Given task: Starting at the line that contains "Recreate this image" and stopping at the line that contains "12.3, 12.7, 12.75];", transcribe every line of the material below exactly; pictures stay out.

Saved data entries
* start *

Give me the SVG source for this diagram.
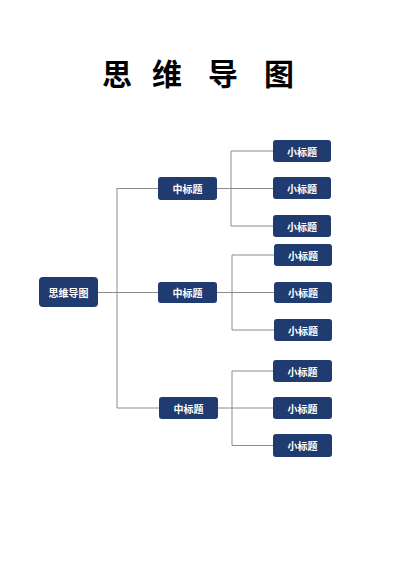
<svg xmlns="http://www.w3.org/2000/svg" width="400" height="566" viewBox="0 0 400 566">
<style>
.node rect{fill:#1f3b70;}
.node text{fill:#ffffff;font-family:"Noto Sans CJK SC","Noto Sans",sans-serif;font-size:10px;font-weight:bold;text-anchor:middle;dominant-baseline:central;}
.conn path{fill:none;stroke:#8c8c8c;stroke-width:1;}
.title{font-family:"Noto Sans CJK SC",sans-serif;font-size:30px;font-weight:bold;fill:#000;}
</style>
<rect width="400" height="566" fill="#ffffff"/>
<text class="title" y="85"><tspan x="102">思 </tspan><tspan x="152">维 </tspan><tspan x="208">导 </tspan><tspan x="264">图</tspan></text>
<g id="connectors" class="conn">
<path d="M98 292.5H158"/>
<path d="M117 188V408"/>
<path d="M117 188.5H158"/>
<path d="M117 408H159"/>
<path d="M217 188.5H273"/>
<path d="M231 151V226"/>
<path d="M231 151H273"/>
<path d="M231 226H273"/>
<path d="M217 292.5H274"/>
<path d="M232 255V330"/>
<path d="M232 255H274"/>
<path d="M232 330H274"/>
<path d="M218 408H273"/>
<path d="M232 371V445.5"/>
<path d="M232 371H273"/>
<path d="M232 445.5H273"/>
</g>
<g id="root" class="node"><rect x="39" y="277" width="59" height="30" rx="4"/><text x="68.5" y="292">思维导图</text></g>
<g id="mid1" class="node"><rect x="158" y="177" width="59" height="23" rx="3"/><text x="187.5" y="188.5">中标题</text></g>
<g id="mid2" class="node"><rect x="158" y="282" width="59" height="21" rx="3"/><text x="187.5" y="292.5">中标题</text></g>
<g id="mid3" class="node"><rect x="159" y="397" width="59" height="22" rx="3"/><text x="188.5" y="408">中标题</text></g>
<g id="s1" class="node"><rect x="273" y="140" width="58" height="22" rx="3"/><text x="302" y="151">小标题</text></g>
<g id="s2" class="node"><rect x="273" y="177" width="58" height="22" rx="3"/><text x="302" y="188">小标题</text></g>
<g id="s3" class="node"><rect x="273" y="215" width="58" height="22" rx="3"/><text x="302" y="226">小标题</text></g>
<g id="s4" class="node"><rect x="274" y="244" width="58" height="22" rx="3"/><text x="303" y="255">小标题</text></g>
<g id="s5" class="node"><rect x="274" y="282" width="58" height="21" rx="3"/><text x="303" y="292.5">小标题</text></g>
<g id="s6" class="node"><rect x="274" y="319" width="58" height="22" rx="3"/><text x="303" y="330">小标题</text></g>
<g id="s7" class="node"><rect x="273" y="360" width="59" height="22" rx="3"/><text x="302.5" y="371">小标题</text></g>
<g id="s8" class="node"><rect x="273" y="397" width="59" height="22" rx="3"/><text x="302.5" y="408">小标题</text></g>
<g id="s9" class="node"><rect x="273" y="434" width="59" height="23" rx="3"/><text x="302.5" y="445.5">小标题</text></g>
</svg>
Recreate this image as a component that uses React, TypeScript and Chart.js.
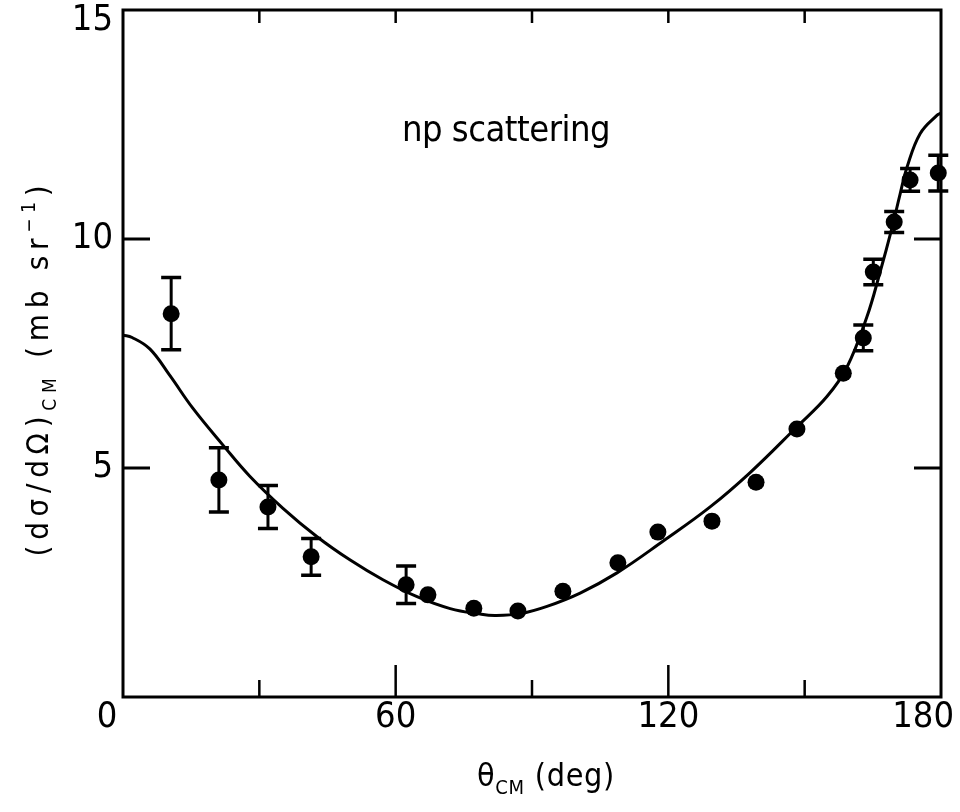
import React, { useEffect, useRef } from "react";
import { Chart, registerables } from "chart.js";

Chart.register(...registerables);

// ---- data ----
const dataAngles = [10.6, 21.1, 31.9, 41.4, 62.3, 67.1, 77.2, 86.9, 96.8, 108.9, 117.7, 129.6, 139.3, 148.3, 158.5, 162.9, 165.1, 169.7, 173.2, 179.4];
const dataValues = [8.37, 4.74, 4.15, 3.06, 2.45, 2.23, 1.94, 1.88, 2.31, 2.93, 3.6, 3.84, 4.69, 5.85, 7.07, 7.84, 9.28, 10.37, 11.29, 11.44];
const dataErrors = [0.79, 0.7, 0.47, 0.4, 0.41, 0, 0, 0, 0, 0, 0, 0, 0, 0, 0, 0.28, 0.28, 0.23, 0.25, 0.39];

const curveAngles = [0, 2, 5.9, 10.3, 15.4, 22.0, 27.9, 35.2, 42.7, 50.0, 57.2, 64.7, 72.0, 78.6, 81.9, 87.4, 93.3, 100.6, 108.7, 118.8, 129.2, 138.0, 148.3, 154.9, 159.3, 163.7, 166.6, 169.2, 171.0, 172.5, 175.4, 179.1, 180];
const curveValues = [7.9, 7.85, 7.6, 7.02, 6.3, 5.5, 4.82, 4.12, 3.5, 2.99, 2.56, 2.19, 1.93, 1.81, 1.78, 1.82, 1.98, 2.27, 2.71, 3.4, 4.15, 4.9, 5.9, 6.56, 7.2, 8.3, 9.28, 10.24, 10.98, 11.56, 12.3, 12.7, 12.75];

const xLabelValues = [0, 60, 120, 180];
const yLabelValues = [5, 10, 15];

const annotationText = "np scattering";
const xTitleParts = ["θ", "CM", " (deg)"];
const yTitleParts = ["(dσ/dΩ)", "CM", " (mb sr", "−1", ")"];

const FONT = "'Liberation Sans Narrow', 'DejaVu Sans Condensed', 'Arial Narrow', 'Liberation Sans', sans-serif";

type Seg = { t: string; size: number; dy: number };

function drawRich(ctx: CanvasRenderingContext2D, segs: Seg[], x: number, y: number, targetWidth: number, align: "left" | "center") {
  ctx.save();
  ctx.textAlign = "left";
  ctx.textBaseline = "alphabetic";
  (ctx as any).letterSpacing = "0px";
  let natural = 0;
  let chars = 0;
  for (const s of segs) {
    ctx.font = `${s.size}px ${FONT}`;
    natural += ctx.measureText(s.t).width;
    chars += [...s.t].length;
  }
  const spacing = (targetWidth - natural) / chars;
  (ctx as any).letterSpacing = `${spacing}px`;
  let cx = align === "center" ? x - targetWidth / 2 : x;
  for (const s of segs) {
    ctx.font = `${s.size}px ${FONT}`;
    ctx.fillText(s.t, cx, y + s.dy);
    cx += ctx.measureText(s.t).width;
  }
  ctx.restore();
}

const decorPlugin = {
  id: "decor",
  afterDatasetsDraw(chart: any) {
    const ctx: CanvasRenderingContext2D = chart.ctx;
    const xs = chart.scales.x;
    const ys = chart.scales.y;
    ctx.save();
    ctx.strokeStyle = "#000";
    ctx.lineCap = "butt";
    for (let i = 0; i < dataAngles.length; i++) {
      const e = dataErrors[i];
      if (!e) continue;
      const px = xs.getPixelForValue(dataAngles[i]);
      const yt = ys.getPixelForValue(dataValues[i] + e);
      const yb = ys.getPixelForValue(dataValues[i] - e);
      ctx.lineWidth = 3;
      ctx.beginPath();
      ctx.moveTo(px, yt);
      ctx.lineTo(px, yb);
      ctx.stroke();
      ctx.lineWidth = 3.5;
      ctx.beginPath();
      ctx.moveTo(px - 10, yt);
      ctx.lineTo(px + 10, yt);
      ctx.moveTo(px - 10, yb);
      ctx.lineTo(px + 10, yb);
      ctx.stroke();
    }
    ctx.restore();
  },
  afterDraw(chart: any) {
    const ctx: CanvasRenderingContext2D = chart.ctx;
    const xs = chart.scales.x;
    const ys = chart.scales.y;
    const a = chart.chartArea;
    ctx.save();
    ctx.strokeStyle = "#000";
    ctx.fillStyle = "#000";
    ctx.lineWidth = 3;
    ctx.strokeRect(a.left, a.top, a.right - a.left, a.bottom - a.top);
    // inner ticks on x
    ctx.lineWidth = 2.5;
    for (const t of xs.ticks) {
      const v = t.value;
      if (v <= xs.min || v >= xs.max) continue;
      const px = xs.getPixelForValue(v);
      const len = v % 60 === 0 ? 32 : 17;
      ctx.beginPath();
      ctx.moveTo(px, a.bottom);
      ctx.lineTo(px, a.bottom - len);
      ctx.moveTo(px, a.top);
      ctx.lineTo(px, a.top + 13);
      ctx.stroke();
    }
    // inner ticks on y
    ctx.lineWidth = 3;
    for (const t of ys.ticks) {
      const v = t.value;
      if (v <= ys.min || v >= ys.max) continue;
      const py = ys.getPixelForValue(v);
      ctx.beginPath();
      ctx.moveTo(a.left, py);
      ctx.lineTo(a.left + 27, py);
      ctx.moveTo(a.right, py);
      ctx.lineTo(a.right - 27, py);
      ctx.stroke();
    }
    // y tick labels
    ctx.font = `36px ${FONT}`;
    ctx.textAlign = "right";
    ctx.textBaseline = "middle";
    for (const v of yLabelValues) {
      const py = Math.max(ys.getPixelForValue(v), a.top + 11);
      ctx.fillText(String(v), a.left - 10, py);
    }
    // x tick labels (corner label pulled left, last label kept inside canvas)
    ctx.textAlign = "center";
    for (let i = 0; i < xLabelValues.length; i++) {
      const txt = String(xLabelValues[i]);
      const w = ctx.measureText(txt).width;
      let px = xs.getPixelForValue(xLabelValues[i]);
      if (i === 0) px -= 16;
      px = Math.min(px, chart.width - w / 2 - 6);
      ctx.fillText(txt, px, a.bottom + 21);
    }
    ctx.restore();

    // annotation
    drawRich(ctx, [{ t: annotationText, size: 36, dy: 0 }], 402, 141, 208, "left");

    // x title
    drawRich(
      ctx,
      [
        { t: xTitleParts[0], size: 32, dy: 0 },
        { t: xTitleParts[1], size: 20, dy: 8 },
        { t: xTitleParts[2], size: 32, dy: 0 },
      ],
      546,
      786,
      138,
      "center"
    );

    // y title (rotated)
    ctx.save();
    ctx.translate(48, 368);
    ctx.rotate(-Math.PI / 2);
    drawRich(
      ctx,
      [
        { t: yTitleParts[0], size: 31, dy: 0 },
        { t: yTitleParts[1], size: 19, dy: 8 },
        { t: yTitleParts[2], size: 31, dy: 0 },
        { t: yTitleParts[3], size: 19, dy: -13 },
        { t: yTitleParts[4], size: 31, dy: 0 },
      ],
      0,
      0,
      377,
      "center"
    );
    ctx.restore();
  },
};

export default function App() {
  const ref = useRef<HTMLCanvasElement>(null);
  useEffect(() => {
    const canvas = ref.current;
    if (!canvas) return;
    const chart = new Chart(canvas, {
      type: "scatter",
      data: {
        datasets: [
          {
            type: "line",
            data: curveAngles.map((x, i) => ({ x, y: curveValues[i] })),
            borderColor: "#000",
            borderWidth: 3,
            pointRadius: 0,
            fill: false,
            tension: 0.4,
            clip: false,
          } as any,
          {
            type: "scatter",
            data: dataAngles.map((x, i) => ({ x, y: dataValues[i] })),
            backgroundColor: "#000",
            borderColor: "#000",
            borderWidth: 0,
            pointRadius: 8.5,
            clip: false,
          } as any,
        ],
      },
      options: {
        animation: false,
        responsive: true,
        maintainAspectRatio: false,
        layout: { padding: { top: 10, right: 19, left: 0, bottom: 0 } },
        plugins: { legend: { display: false }, tooltip: { enabled: false } },
        scales: {
          x: {
            type: "linear",
            min: 0,
            max: 180,
            grid: { display: false },
            border: { display: false },
            ticks: { stepSize: 30, display: false },
            afterFit: (s: any) => {
              s.height = 115;
              s.paddingLeft = 0;
              s.paddingRight = 0;
            },
          },
          y: {
            type: "linear",
            min: 0,
            max: 15,
            grid: { display: false },
            border: { display: false },
            ticks: { stepSize: 5, display: false },
            afterFit: (s: any) => {
              s.width = 123;
              s.paddingTop = 0;
              s.paddingBottom = 0;
            },
          },
        },
      },
      plugins: [decorPlugin],
    });
    return () => chart.destroy();
  }, []);
  return (
    <div style={{ position: "absolute", left: 0, top: 0, width: 960, height: 812, background: "#fff" }}>
      <canvas ref={ref} />
    </div>
  );
}
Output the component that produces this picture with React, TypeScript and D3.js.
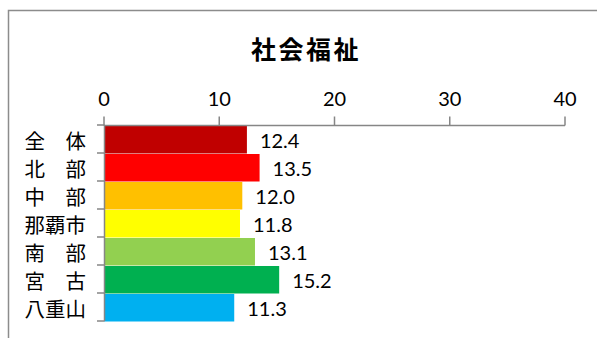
import { useEffect, useRef } from 'react';
import * as d3 from 'd3';

const categories = ['全　体', '北　部', '中　部', '那覇市', '南　部', '宮　古', '八重山'];
const values = [12.4, 13.5, 12.0, 11.8, 13.1, 15.2, 11.3];
const barColors = ['#C00000', '#FF0000', '#FFC000', '#FFFF00', '#92D050', '#00B050', '#00B0F0'];
const xTicks = [0, 10, 20, 30, 40];
const title = '社会福祉';

export default function App() {
  const ref = useRef<SVGSVGElement>(null);

  useEffect(() => {
    if (!ref.current) return;
    const svg = d3.select(ref.current);
    svg.selectAll('*').remove();

    const axisColor = '#868686';
    const latin = 'Lato, "Noto Sans", sans-serif';
    const cjk = '"Noto Sans CJK JP", sans-serif';

    // chart area border (right/bottom edges fall outside the picture)
    svg.append('rect')
      .attr('x', 8.5)
      .attr('y', 10.5)
      .attr('width', 620)
      .attr('height', 360)
      .attr('fill', '#fff')
      .attr('stroke', '#8c8c8c')
      .attr('stroke-width', 1.5);

    svg.append('text')
      .attr('x', 306)
      .attr('y', 48)
      .attr('text-anchor', 'middle')
      .attr('dominant-baseline', 'central')
      .attr('font-family', cjk)
      .attr('font-weight', 'bold')
      .attr('font-size', '25px')
      .attr('letter-spacing', '2.5px')
      .text(title);

    const x = d3.scaleLinear().domain([0, 40]).range([104, 565]);
    const y = d3.scaleBand<string>().domain(categories).range([125, 321]).padding(0);

    // bars
    svg.append('g')
      .selectAll('rect')
      .data(values)
      .enter()
      .append('rect')
      .attr('x', x(0))
      .attr('y', (_, i) => y(categories[i])! + 1)
      .attr('width', d => x(d) - x(0))
      .attr('height', y.bandwidth() - 0.5)
      .attr('fill', (_, i) => barColors[i]);

    // value labels
    svg.append('g')
      .selectAll('text')
      .data(values)
      .enter()
      .append('text')
      .attr('x', d => x(d) + 13)
      .attr('y', (_, i) => y(categories[i])! + y.bandwidth() / 2 + 1)
      .attr('dominant-baseline', 'central')
      .attr('font-family', latin)
      .attr('font-size', '20px')
      .attr('fill', '#000')
      .text(d => d.toFixed(1));

    // top value axis
    const top = svg.append('g').attr('transform', 'translate(0,125.5)');
    top.append('line')
      .attr('x1', x(0)).attr('x2', x(40))
      .attr('stroke', axisColor).attr('stroke-width', 1.5);
    top.selectAll('line.tick')
      .data(xTicks)
      .enter()
      .append('line')
      .attr('class', 'tick')
      .attr('x1', d => x(d)).attr('x2', d => x(d))
      .attr('y1', -9).attr('y2', 0)
      .attr('stroke', axisColor).attr('stroke-width', 1.5);
    top.selectAll('text')
      .data(xTicks)
      .enter()
      .append('text')
      .attr('x', d => x(d))
      .attr('y', -28)
      .attr('text-anchor', 'middle')
      .attr('dominant-baseline', 'central')
      .attr('font-family', latin)
      .attr('font-size', '20px')
      .text(d => String(d));

    // category axis
    const left = svg.append('g');
    left.append('line')
      .attr('x1', 104.5).attr('x2', 104.5)
      .attr('y1', 125).attr('y2', 321)
      .attr('stroke', axisColor).attr('stroke-width', 1.5);
    const bounds = categories.map(c => y(c)!).concat([y.range()[1]]);
    left.selectAll('line.tick')
      .data(bounds)
      .enter()
      .append('line')
      .attr('class', 'tick')
      .attr('x1', 97).attr('x2', 104.5)
      .attr('y1', d => d).attr('y2', d => d)
      .attr('stroke', axisColor).attr('stroke-width', 1.5);
    left.selectAll('text')
      .data(categories)
      .enter()
      .append('text')
      .attr('x', 86)
      .attr('y', d => y(d)! + y.bandwidth() / 2 + 1)
      .attr('text-anchor', 'end')
      .attr('dominant-baseline', 'central')
      .attr('font-family', cjk)
      .attr('font-size', '20.5px')
      .text(d => d);
  }, []);

  return (
    <svg
      ref={ref}
      width={597}
      height={338}
      style={{ position: 'absolute', left: 0, top: 0, background: '#fff' }}
    />
  );
}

* end *

Solution below:
Recreate this image as a component that uses React, TypeScript and Chart.js.
import React, { useEffect, useRef } from "react";
import { Chart, registerables } from "chart.js";

Chart.register(...registerables);

// ---- data ----
const dataAngles = [10.6, 21.1, 31.9, 41.4, 62.3, 67.1, 77.2, 86.9, 96.8, 108.9, 117.7, 129.6, 139.3, 148.3, 158.5, 162.9, 165.1, 169.7, 173.2, 179.4];
const dataValues = [8.37, 4.74, 4.15, 3.06, 2.45, 2.23, 1.94, 1.88, 2.31, 2.93, 3.6, 3.84, 4.69, 5.85, 7.07, 7.84, 9.28, 10.37, 11.29, 11.44];
const dataErrors = [0.79, 0.7, 0.47, 0.4, 0.41, 0, 0, 0, 0, 0, 0, 0, 0, 0, 0, 0.28, 0.28, 0.23, 0.25, 0.39];

const curveAngles = [0, 2, 5.9, 10.3, 15.4, 22.0, 27.9, 35.2, 42.7, 50.0, 57.2, 64.7, 72.0, 78.6, 81.9, 87.4, 93.3, 100.6, 108.7, 118.8, 129.2, 138.0, 148.3, 154.9, 159.3, 163.7, 166.6, 169.2, 171.0, 172.5, 175.4, 179.1, 180];
const curveValues = [7.9, 7.85, 7.6, 7.02, 6.3, 5.5, 4.82, 4.12, 3.5, 2.99, 2.56, 2.19, 1.93, 1.81, 1.78, 1.82, 1.98, 2.27, 2.71, 3.4, 4.15, 4.9, 5.9, 6.56, 7.2, 8.3, 9.28, 10.24, 10.98, 11.56, 12.3, 12.7, 12.75];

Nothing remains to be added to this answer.